La juste distance avec le handicap

Ce matin-là, c'est Patrice Thuaud qui ouvre la journée, avec deux heures consacrées au secret professionnel. Dans la salle de cours des « première année », un squelette humoristiquement chapeauté, des panneaux anatomiques placardés aux murs et des posters conçus par les stagiaires : les invariants de la toilette, les représentations de la profession infirmière, la roue du bien-être chez les personnes âgées... « Les méthodes réflexives prennent une part importante dans la formation infirmière », explique Françoise Cascarino. Les 17 étudiants, installés derrière des tables assemblées en U, suggèrent différentes définitions et dimensions du secret, puis la discussion s'anime autour de la problématique du secret médical. Plusieurs stagiaires sont indignés par l'impossibilité de révéler la pathologie d'un malade à son conjoint, même lorsque celle-ci est contagieuse ou transmissible. « Mais est-ce qu'on ne peut même pas faire des allusions, utiliser des codes ? » interroge l'un.

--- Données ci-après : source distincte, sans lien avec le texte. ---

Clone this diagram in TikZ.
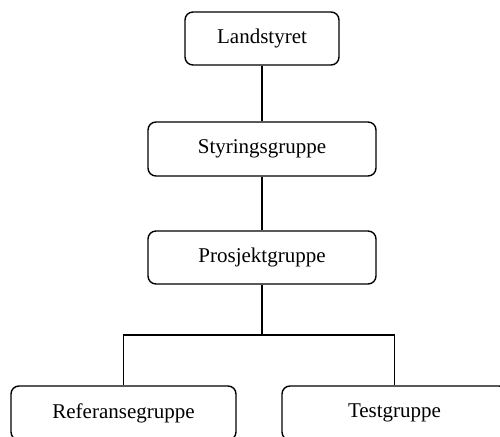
\documentclass[tikz,border=0pt]{standalone}
\usepackage{fontspec}
\setmainfont{Liberation Serif}
\begin{document}
\begin{tikzpicture}[x=1pt,y=1pt,
  box/.style={draw, line width=1.4pt, rounded corners=8pt, inner sep=0pt, font=\fontsize{21}{24}\selectfont},
  conn/.style={line width=1.4pt}]
\useasboundingbox (0,0) rectangle (500,-436);
\clip (0,0) rectangle (500,-436);
\node[box, minimum width=154pt, minimum height=53pt] (land) at (262,-38.5) {Landstyret};
\node[box, minimum width=228pt, minimum height=54pt] (styr) at (262,-149) {Styringsgruppe};
\node[box, minimum width=228pt, minimum height=53pt] (pros) at (262,-257.5) {Prosjektgruppe};
\node[box, minimum width=225pt, minimum height=54pt] (ref) at (123.5,-413) {Referansegruppe};
\node[box, minimum width=225pt, minimum height=54pt] (test) at (394.5,-413) {Testgruppe};
\coordinate (split) at (262,-335);
\draw[conn] (land.south) -- (styr.north);
\draw[conn] (styr.south) -- (pros.north);
\draw[conn] (pros.south) -- (split);
\draw[conn] (split) -| (ref.north);
\draw[conn] (split) -| (test.north);
\end{tikzpicture}
\end{document}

Des condisciples se chargent eux-mêmes de lui expliquer que ce n'est légalement pas possible. « En pédagogie, nous travaillons aussi beaucoup sur les représentations du handicap et la gestion des émotions, pour qu'ils trouvent la juste distance », note Patrice Thuaud. A la différence d'un IFSI ordinaire, les stagiaires de Castelnau ont en effet tous vécu la maladie ou l'hospitalisation. « Parfois, cela rejaillit pendant un cours, poursuit le responsable. Nous le voyons facilement, du fait de nos petites promotions. »

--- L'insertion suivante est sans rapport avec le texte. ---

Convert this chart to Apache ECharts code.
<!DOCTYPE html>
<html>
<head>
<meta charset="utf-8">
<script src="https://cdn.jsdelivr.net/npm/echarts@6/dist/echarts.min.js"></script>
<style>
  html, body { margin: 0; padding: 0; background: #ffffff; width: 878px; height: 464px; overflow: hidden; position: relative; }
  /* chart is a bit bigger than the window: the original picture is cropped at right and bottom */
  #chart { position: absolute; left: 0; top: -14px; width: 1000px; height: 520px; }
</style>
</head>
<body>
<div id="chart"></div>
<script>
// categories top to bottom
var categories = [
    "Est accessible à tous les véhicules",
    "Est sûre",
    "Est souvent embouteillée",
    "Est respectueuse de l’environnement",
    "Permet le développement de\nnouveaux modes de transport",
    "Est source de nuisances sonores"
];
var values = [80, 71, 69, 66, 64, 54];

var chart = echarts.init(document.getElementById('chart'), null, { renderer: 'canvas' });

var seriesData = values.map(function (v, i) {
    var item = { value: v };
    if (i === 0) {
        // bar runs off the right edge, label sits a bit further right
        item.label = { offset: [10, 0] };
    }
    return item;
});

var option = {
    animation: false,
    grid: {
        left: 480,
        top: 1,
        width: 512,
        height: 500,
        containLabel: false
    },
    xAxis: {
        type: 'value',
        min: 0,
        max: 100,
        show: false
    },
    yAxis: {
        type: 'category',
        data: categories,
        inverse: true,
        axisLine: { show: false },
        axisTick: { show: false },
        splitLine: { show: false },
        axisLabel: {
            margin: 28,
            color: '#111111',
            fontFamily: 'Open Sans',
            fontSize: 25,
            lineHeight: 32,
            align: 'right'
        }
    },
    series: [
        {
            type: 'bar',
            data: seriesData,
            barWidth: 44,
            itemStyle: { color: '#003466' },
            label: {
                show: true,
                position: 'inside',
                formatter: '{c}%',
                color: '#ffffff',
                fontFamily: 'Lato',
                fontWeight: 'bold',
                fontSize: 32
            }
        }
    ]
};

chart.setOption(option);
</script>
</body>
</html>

Une autre particularité du CRIP est la présence d'un service médical et social. « Le médecin nous est utile car nous sommes nombreux à venir de loin, précise Cécile Bigou. Difficile, quand on a besoin de consulter son médecin traitant pour renouveler une ordonnance, prescrire une prise de sang ou autre. Il peut alors s'en charger. » En cas de besoin, un kinésithérapeute est également disponible. Quant à l'assistante sociale, elle avoue rencontrer rarement les élèves infirmiers. « Ils nous sollicitent pour obtenir des permissions d'absence lorsqu'ils ont un problème administratif à régler ou des obligations familiales à assumer », note Viviane Elgoyhen, responsable du service social et insertion. Des difficultés financières peuvent également amener les stagiaires à frapper à la porte du service. « Nous pouvons alors voir si une avance sur salaire peut leur être accordée en attendant le premier paiement, ou éventuellement travailler sur un dossier de surendettement », poursuit la travailleuse sociale. De même, un psychologue est disponible, hors des locaux de l'IFSI, pour l'ensemble des stagiaires du CRIP (ils sont 280, toutes formations confondues).

A l'issue de la formation, le pôle santé s'enorgueillit d'un taux d'employabilité record de 100 %. D'ailleurs, le service insertion du CRIP ne rencontre que très peu les stagiaires infirmiers. « J'interviens deux demi-journées sur l'ensemble des trois années afin de travailler avec eux sur la rédaction du CV et des lettres de motivation, mais ils n'ont généralement pas besoin de mon aide pour se placer », se félicite Nathalie Terrisse, conseillère en insertion professionnelle pour l'ensemble des formations. Une facilité guère étonnante, dans un secteur hospitalier sans cesse à la recherche de nouveaux professionnels. Comparé aux taux des autres formations proposées par le CRIP, de niveau IV, V ou VI et qui plafonnent entre 48 % et 67 % d'élèves en emploi six mois après leur sortie, c'est un beau succès. Aussi le pôle santé réfléchit-il à la possibilité de développer d'autres formations dans le domaine sanitaire et social. « Nous allons déposer des demandes de financement pour des cursus d'aide-soignant, d'auxiliaire médico-psychologique, d'assistant de soins en gérontologie et d'auxiliaire de vie sociale, résume Patrice Thuaud. Dans le contexte démographique actuel, ce sont des secteurs qui embauchent. Et cela offrira d'autres débouchés aux élèves de l'année préparatoire. » La place pour accueillir ces formations de courte durée est d'ores et déjà prévue dans un bâtiment attenant en construction.